> [Material provided]:
━━━━━━━━━━━━━━━━━━━━━━━━━━━━━━
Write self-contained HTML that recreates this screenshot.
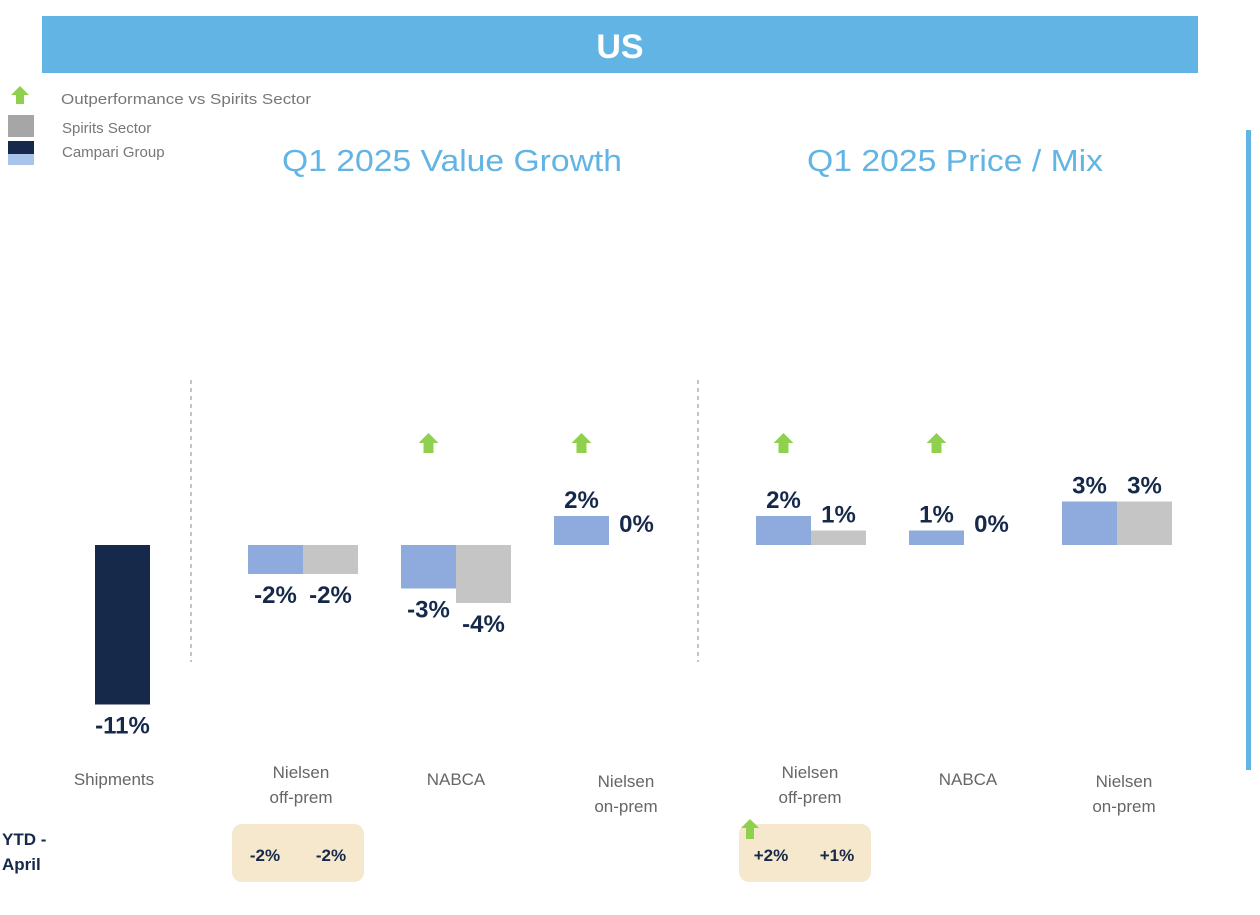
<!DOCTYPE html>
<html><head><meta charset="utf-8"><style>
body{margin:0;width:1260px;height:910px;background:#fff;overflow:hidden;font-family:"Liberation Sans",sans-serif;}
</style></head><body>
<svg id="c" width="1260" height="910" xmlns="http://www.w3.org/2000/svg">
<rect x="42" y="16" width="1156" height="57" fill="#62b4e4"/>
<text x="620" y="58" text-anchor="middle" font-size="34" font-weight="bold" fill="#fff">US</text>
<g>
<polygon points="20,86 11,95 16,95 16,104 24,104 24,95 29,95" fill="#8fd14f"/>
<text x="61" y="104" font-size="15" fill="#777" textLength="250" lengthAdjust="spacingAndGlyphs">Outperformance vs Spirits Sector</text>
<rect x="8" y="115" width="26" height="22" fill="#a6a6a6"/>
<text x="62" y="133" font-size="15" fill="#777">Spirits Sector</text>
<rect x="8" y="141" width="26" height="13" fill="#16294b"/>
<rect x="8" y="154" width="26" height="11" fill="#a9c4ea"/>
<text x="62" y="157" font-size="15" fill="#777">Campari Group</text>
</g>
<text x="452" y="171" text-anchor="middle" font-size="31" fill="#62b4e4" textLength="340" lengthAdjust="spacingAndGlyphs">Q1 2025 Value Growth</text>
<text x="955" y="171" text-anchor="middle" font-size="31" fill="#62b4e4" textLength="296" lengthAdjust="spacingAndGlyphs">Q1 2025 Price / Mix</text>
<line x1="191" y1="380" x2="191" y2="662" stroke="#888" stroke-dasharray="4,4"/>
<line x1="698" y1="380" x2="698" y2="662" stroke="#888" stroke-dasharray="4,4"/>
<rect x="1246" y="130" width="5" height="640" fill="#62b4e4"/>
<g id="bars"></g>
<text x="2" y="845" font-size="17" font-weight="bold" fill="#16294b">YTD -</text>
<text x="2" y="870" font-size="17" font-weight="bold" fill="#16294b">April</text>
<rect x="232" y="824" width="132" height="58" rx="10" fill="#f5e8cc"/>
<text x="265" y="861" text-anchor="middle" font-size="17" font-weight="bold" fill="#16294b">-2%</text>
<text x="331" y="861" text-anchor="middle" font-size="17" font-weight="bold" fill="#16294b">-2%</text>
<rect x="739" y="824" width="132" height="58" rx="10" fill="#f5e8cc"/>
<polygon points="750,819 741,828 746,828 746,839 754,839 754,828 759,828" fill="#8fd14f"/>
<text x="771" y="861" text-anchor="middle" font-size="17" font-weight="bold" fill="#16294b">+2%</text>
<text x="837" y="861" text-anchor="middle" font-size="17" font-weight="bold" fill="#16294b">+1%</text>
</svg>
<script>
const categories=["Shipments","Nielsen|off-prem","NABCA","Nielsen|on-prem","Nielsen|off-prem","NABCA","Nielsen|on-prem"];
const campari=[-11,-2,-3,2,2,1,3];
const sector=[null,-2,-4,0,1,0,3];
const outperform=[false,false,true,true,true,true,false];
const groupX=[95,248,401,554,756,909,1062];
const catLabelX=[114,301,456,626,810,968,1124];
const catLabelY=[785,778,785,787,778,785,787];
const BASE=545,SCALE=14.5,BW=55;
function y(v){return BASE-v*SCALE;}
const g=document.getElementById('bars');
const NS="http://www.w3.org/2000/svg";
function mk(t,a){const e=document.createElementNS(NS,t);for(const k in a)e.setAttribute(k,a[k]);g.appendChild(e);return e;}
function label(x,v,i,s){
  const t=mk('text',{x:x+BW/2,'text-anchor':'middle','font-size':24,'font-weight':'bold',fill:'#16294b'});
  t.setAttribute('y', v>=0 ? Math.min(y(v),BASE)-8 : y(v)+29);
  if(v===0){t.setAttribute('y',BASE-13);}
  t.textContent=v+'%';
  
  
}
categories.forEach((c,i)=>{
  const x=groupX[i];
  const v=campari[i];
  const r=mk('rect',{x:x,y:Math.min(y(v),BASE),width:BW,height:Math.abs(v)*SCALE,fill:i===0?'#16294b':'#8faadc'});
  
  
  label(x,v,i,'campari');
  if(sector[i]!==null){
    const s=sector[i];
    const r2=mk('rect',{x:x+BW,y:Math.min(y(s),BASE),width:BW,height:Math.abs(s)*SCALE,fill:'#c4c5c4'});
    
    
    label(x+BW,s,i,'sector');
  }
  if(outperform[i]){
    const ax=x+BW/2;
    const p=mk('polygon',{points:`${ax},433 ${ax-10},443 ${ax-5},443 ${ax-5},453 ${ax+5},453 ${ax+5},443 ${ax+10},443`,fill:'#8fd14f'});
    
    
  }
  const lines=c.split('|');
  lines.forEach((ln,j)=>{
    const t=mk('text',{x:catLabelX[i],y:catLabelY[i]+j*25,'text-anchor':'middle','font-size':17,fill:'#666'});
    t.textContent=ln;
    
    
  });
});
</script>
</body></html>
━━━━━━━━━━━━━━━━━━━━━━━━━━━━━━
Using the data above, write out every line exactly, leaving the images behind.

Write self-contained HTML that recreates this screenshot.
<!DOCTYPE html>
<html><head><meta charset="utf-8"><style>
body{margin:0;width:1260px;height:910px;background:#fff;overflow:hidden;font-family:"Liberation Sans",sans-serif;}
</style></head><body>
<svg id="c" width="1260" height="910" xmlns="http://www.w3.org/2000/svg">
<rect x="42" y="16" width="1156" height="57" fill="#62b4e4"/>
<text x="620" y="58" text-anchor="middle" font-size="34" font-weight="bold" fill="#fff">US</text>
<g>
<polygon points="20,86 11,95 16,95 16,104 24,104 24,95 29,95" fill="#8fd14f"/>
<text x="61" y="104" font-size="15" fill="#777" textLength="250" lengthAdjust="spacingAndGlyphs">Outperformance vs Spirits Sector</text>
<rect x="8" y="115" width="26" height="22" fill="#a6a6a6"/>
<text x="62" y="133" font-size="15" fill="#777">Spirits Sector</text>
<rect x="8" y="141" width="26" height="13" fill="#16294b"/>
<rect x="8" y="154" width="26" height="11" fill="#a9c4ea"/>
<text x="62" y="157" font-size="15" fill="#777">Campari Group</text>
</g>
<text x="452" y="171" text-anchor="middle" font-size="31" fill="#62b4e4" textLength="340" lengthAdjust="spacingAndGlyphs">Q1 2025 Value Growth</text>
<text x="955" y="171" text-anchor="middle" font-size="31" fill="#62b4e4" textLength="296" lengthAdjust="spacingAndGlyphs">Q1 2025 Price / Mix</text>
<line x1="191" y1="380" x2="191" y2="662" stroke="#888" stroke-dasharray="4,4"/>
<line x1="698" y1="380" x2="698" y2="662" stroke="#888" stroke-dasharray="4,4"/>
<rect x="1246" y="130" width="5" height="640" fill="#62b4e4"/>
<g id="bars"></g>
<text x="2" y="845" font-size="17" font-weight="bold" fill="#16294b">YTD -</text>
<text x="2" y="870" font-size="17" font-weight="bold" fill="#16294b">April</text>
<rect x="232" y="824" width="132" height="58" rx="10" fill="#f5e8cc"/>
<text x="265" y="861" text-anchor="middle" font-size="17" font-weight="bold" fill="#16294b">-2%</text>
<text x="331" y="861" text-anchor="middle" font-size="17" font-weight="bold" fill="#16294b">-2%</text>
<rect x="739" y="824" width="132" height="58" rx="10" fill="#f5e8cc"/>
<polygon points="750,819 741,828 746,828 746,839 754,839 754,828 759,828" fill="#8fd14f"/>
<text x="771" y="861" text-anchor="middle" font-size="17" font-weight="bold" fill="#16294b">+2%</text>
<text x="837" y="861" text-anchor="middle" font-size="17" font-weight="bold" fill="#16294b">+1%</text>
</svg>
<script>
const categories=["Shipments","Nielsen|off-prem","NABCA","Nielsen|on-prem","Nielsen|off-prem","NABCA","Nielsen|on-prem"];
const campari=[-11,-2,-3,2,2,1,3];
const sector=[null,-2,-4,0,1,0,3];
const outperform=[false,false,true,true,true,true,false];
const groupX=[95,248,401,554,756,909,1062];
const catLabelX=[114,301,456,626,810,968,1124];
const catLabelY=[785,778,785,787,778,785,787];
const BASE=545,SCALE=14.5,BW=55;
function y(v){return BASE-v*SCALE;}
const g=document.getElementById('bars');
const NS="http://www.w3.org/2000/svg";
function mk(t,a){const e=document.createElementNS(NS,t);for(const k in a)e.setAttribute(k,a[k]);g.appendChild(e);return e;}
function label(x,v,i,s){
  const t=mk('text',{x:x+BW/2,'text-anchor':'middle','font-size':24,'font-weight':'bold',fill:'#16294b'});
  t.setAttribute('y', v>=0 ? Math.min(y(v),BASE)-8 : y(v)+29);
  if(v===0){t.setAttribute('y',BASE-13);}
  t.textContent=v+'%';
  
  
}
categories.forEach((c,i)=>{
  const x=groupX[i];
  const v=campari[i];
  const r=mk('rect',{x:x,y:Math.min(y(v),BASE),width:BW,height:Math.abs(v)*SCALE,fill:i===0?'#16294b':'#8faadc'});
  
  
  label(x,v,i,'campari');
  if(sector[i]!==null){
    const s=sector[i];
    const r2=mk('rect',{x:x+BW,y:Math.min(y(s),BASE),width:BW,height:Math.abs(s)*SCALE,fill:'#c4c5c4'});
    
    
    label(x+BW,s,i,'sector');
  }
  if(outperform[i]){
    const ax=x+BW/2;
    const p=mk('polygon',{points:`${ax},433 ${ax-10},443 ${ax-5},443 ${ax-5},453 ${ax+5},453 ${ax+5},443 ${ax+10},443`,fill:'#8fd14f'});
    
    
  }
  const lines=c.split('|');
  lines.forEach((ln,j)=>{
    const t=mk('text',{x:catLabelX[i],y:catLabelY[i]+j*25,'text-anchor':'middle','font-size':17,fill:'#666'});
    t.textContent=ln;
    
    
  });
});
</script>
</body></html>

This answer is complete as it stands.